Im Jahr 2020 sank das BIP in der „Corona-Rezession“ zunächst um 2,7 Prozent gegenüber dem Vorjahr. Dieser Rückgang wurde durch ein kräftiges Wachstum im Jahr 2021 um 5,9 Prozent mehr als ausgeglichen. Der Produktionsrückgang um 1,2 Prozent im Jahr 2022 nach Beginn des Ukraine-Krieges wurde durch das Wachstum um 3,5 Prozent im Jahr 2023 wettgemacht.
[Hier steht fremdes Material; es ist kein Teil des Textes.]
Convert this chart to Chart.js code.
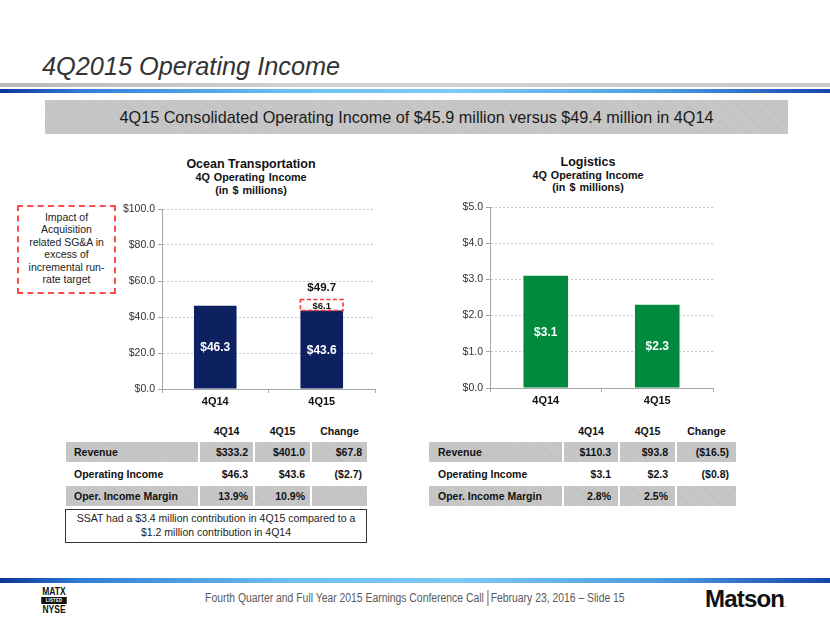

Im Jahr 2023 war das BIP 2,3 Prozent höher als im Jahr 2021 vor dem Beginn des Ukraine Krieges (siehe auch aktuelle Analyse von Marina Voitenco).

Wneschekonombank: Ende 2023 flaute das Wachstum ab

Die folgende Abbildung zeigt, dass das reale Bruttoinlandsprodukt nach ersten Berechnungen des VEB-Instituts im September seinen bisherigen Höhepunkt erreicht hat.

Das Institut erwartet, dass das reale BIP im vierten Quartal 2023 gegenüber dem dritten Quartal saison- und kalenderbereinigt um 0,2 Prozent gesunken ist.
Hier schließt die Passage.